A Fort McMurray resident for years, Mr. Manyevere says he found opportunity in Canada. He ran a multicultural group and unsuccessfully ran as a city councillor during the past municipal election.

In his spiritual life, he worships at a local Seventh Day Adventist Church. Missionaries for the U.S-based sect got traction in Africa decades ago and now several migrant Zimbabweans worship at the local church on the outskirts of Fort McMurray.

This includes churchgoers such as GuGu Maponga, a young nursing student who sang Christmas carols during Thursday's celebration. She said she travelled from Zimbabwe to Alberta by way of Ontario – the province where she moved to as a girl but which she recently gave up in favour of Alberta.

"I don't see myself going back there," Ms. Maponga says, adding that she likes the opportunities – and low taxes – she has found during her two years out West.

Burkina Faso's René Kaboré came to Fort McMurray around the same time, after spending several years in New Brunswick.

The civil engineer was celebrating Christmas at St. John's Catholic church hall, with his newborn daughter. "She just got her baptism in this church," said Mr. Kaboré, adding that he wants to raise Jolene in Alberta. "My hope is that my daughter has a good education."

Burkina Faso is a well-run country, he said, and has escaped much of the corruption and religious sectarianism that afflicts nearby parts of Africa. "In my country, Muslims and Catholics celebrate Christmas together," he said, Mr. Kaboré pointed out this is no longer true in other parts of West Africa, where Islamist extremists are gaining notoriety for terrorist attacks and kidnappings, and thereby making a religious divide more polarized.

More than 250 Nigerian families are estimated to have moved to Fort McMurray in recent years. Many of them are professionals who had a straight path to immigration, having honed the valuable skills they use in the oil sands on their home country's oil patch.
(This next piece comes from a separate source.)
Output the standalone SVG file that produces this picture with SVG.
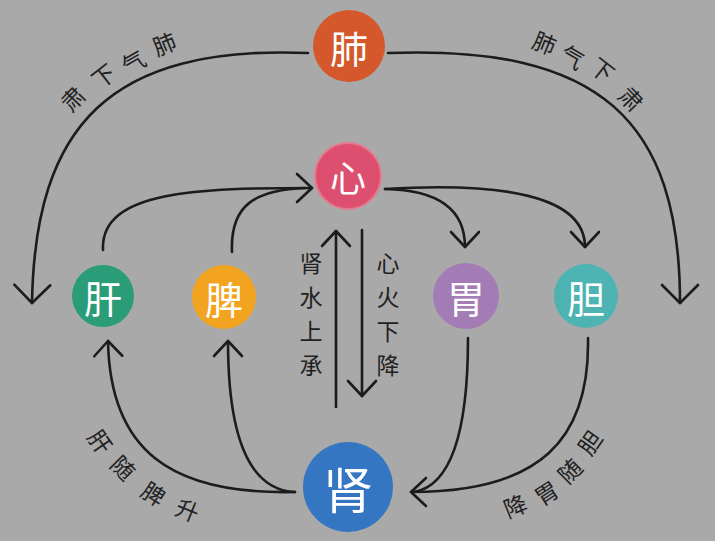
<svg xmlns="http://www.w3.org/2000/svg" width="715" height="541" viewBox="0 0 715 541">
<defs>
<style>
.bg{fill:#a9a9a9}
.ln{fill:none;stroke:#1c1c1c;stroke-width:2.6;stroke-linecap:round}
.nt{fill:#ffffff;font-family:"Noto Sans CJK SC","Noto Sans",sans-serif;text-anchor:middle;dominant-baseline:central}
.lb{fill:#222222;font-family:"Noto Sans CJK SC","Noto Sans",sans-serif;text-anchor:middle;dominant-baseline:central;font-size:23px}
.vl{fill:#222222;font-family:"Noto Sans CJK SC","Noto Sans",sans-serif;text-anchor:middle;dominant-baseline:central;font-size:23px}
</style>
<marker id="arr" markerUnits="userSpaceOnUse" markerWidth="40" markerHeight="40" viewBox="-20 -20 40 40" refX="0" refY="0" orient="auto" overflow="visible">
<path d="M -15 -14 L 0 0 L -15 14" fill="none" stroke="#1c1c1c" stroke-width="2.6" stroke-linecap="round" stroke-linejoin="round"/>
</marker>
<marker id="arrL" markerUnits="userSpaceOnUse" markerWidth="50" markerHeight="50" viewBox="-25 -25 50 50" refX="0" refY="0" orient="auto" overflow="visible">
<path d="M -18 -18 L 0 0 L -18 18" fill="none" stroke="#1c1c1c" stroke-width="2.6" stroke-linecap="round" stroke-linejoin="round"/>
</marker>
</defs>
<rect class="bg" x="0" y="0" width="715" height="541"/>

<g id="connectors">
<path class="ln" d="M 308 53 C 110 45, 35 125, 32 303" marker-end="url(#arrL)"/>
<path class="ln" d="M 388 53 C 600 45, 680 120, 680 303" marker-end="url(#arrL)"/>
<path class="ln" d="M 103 250 C 100 190, 200 188, 312 188" marker-end="url(#arr)"/>
<path class="ln" d="M 232 252 C 230 205, 255 190, 305 188"/>
<path class="ln" d="M 385 189 C 440 190, 465 210, 465 247" marker-end="url(#arr)"/>
<path class="ln" d="M 385 189 C 500 182, 585 195, 585 247" marker-end="url(#arr)"/>
<path class="ln" d="M 336 407 L 336 231" marker-end="url(#arr)"/>
<path class="ln" d="M 362 230 L 362 396" marker-end="url(#arr)"/>
<path class="ln" d="M 468 338 C 468 420, 455 485, 414 492"/>
<path class="ln" d="M 588 338 C 590 440, 540 492, 411 492" marker-end="url(#arr)"/>
<path class="ln" d="M 295 492 C 170 495, 110 450, 108 341" marker-end="url(#arr)"/>
<path class="ln" d="M 295 492 C 250 490, 228 440, 228 341" marker-end="url(#arr)"/>
</g>

<g id="labels">
<text class="lb" transform="translate(164 43) rotate(-22)">肺</text>
<text class="lb" transform="translate(133 61) rotate(-30)">气</text>
<text class="lb" transform="translate(103 75) rotate(-38)">下</text>
<text class="lb" transform="translate(72 98) rotate(-46)">肃</text>

<text class="lb" transform="translate(545 42) rotate(22)">肺</text>
<text class="lb" transform="translate(573 56) rotate(30)">气</text>
<text class="lb" transform="translate(603 69) rotate(38)">下</text>
<text class="lb" transform="translate(632 98) rotate(46)">肃</text>

<text class="lb" transform="translate(101 441) rotate(55)">肝</text>
<text class="lb" transform="translate(124 467) rotate(45)">随</text>
<text class="lb" transform="translate(154 493) rotate(33)">脾</text>
<text class="lb" transform="translate(188 509) rotate(22)">升</text>

<text class="lb" transform="translate(589 442) rotate(-55)">胆</text>
<text class="lb" transform="translate(569 470) rotate(-45)">随</text>
<text class="lb" transform="translate(546 492) rotate(-33)">胃</text>
<text class="lb" transform="translate(515 505) rotate(-22)">降</text>

<text class="vl" x="311" y="262">肾</text>
<text class="vl" x="311" y="296">水</text>
<text class="vl" x="311" y="330">上</text>
<text class="vl" x="311" y="364">承</text>

<text class="vl" x="388" y="262">心</text>
<text class="vl" x="388" y="296">火</text>
<text class="vl" x="388" y="330">下</text>
<text class="vl" x="388" y="364">降</text>
</g>

<g id="node-fei">
<circle cx="349" cy="46" r="36" fill="#d4582b"/>
<text class="nt" x="349" y="46" font-size="38">肺</text>
</g>
<g id="node-xin">
<circle cx="348" cy="176" r="33" fill="#dc4f6e" stroke="#e67a90" stroke-width="2"/>
<text class="nt" x="348" y="176" font-size="36">心</text>
</g>
<g id="node-gan">
<circle cx="103" cy="296" r="31" fill="#2a9d78"/>
<text class="nt" x="103" y="296" font-size="38">肝</text>
</g>
<g id="node-pi">
<circle cx="224" cy="297" r="32" fill="#f2a31f"/>
<text class="nt" x="224" y="297" font-size="38">脾</text>
</g>
<g id="node-wei">
<circle cx="466" cy="296" r="33" fill="#a47cb5"/>
<text class="nt" x="466" y="296" font-size="38">胃</text>
</g>
<g id="node-dan">
<circle cx="586" cy="296" r="32" fill="#4db3b3"/>
<text class="nt" x="586" y="296" font-size="38">胆</text>
</g>
<g id="node-shen">
<circle cx="348" cy="487" r="45" fill="#3476c2"/>
<text class="nt" x="348" y="487" font-size="50">肾</text>
</g>
</svg>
Mr. Akinde, the Christian geologist, says escaping chronic corruption and faltering security are the two biggest reasons why people now leave Nigeria. The Daystar Chapel church he helps run has aided many of his countrymen in making the adjustment, he said.

The hangar-like building may be the only place in the world that houses both ice-clearing zambonis and the Redeemed Christian Church of God sect, which was started by an obscure Nigerian Christian prophet in 1952.

Many Nigerian women dressed in flowing headdresses and gowns scrambled out of the minus-30C weather and into the arena's theatre, not far from the ice sheet where the Fort McMurray Oil Barons play their home games.

"What you see right now is the fastest growing Christian church in the world – and it all started in Nigeria," Mr. Akinde said.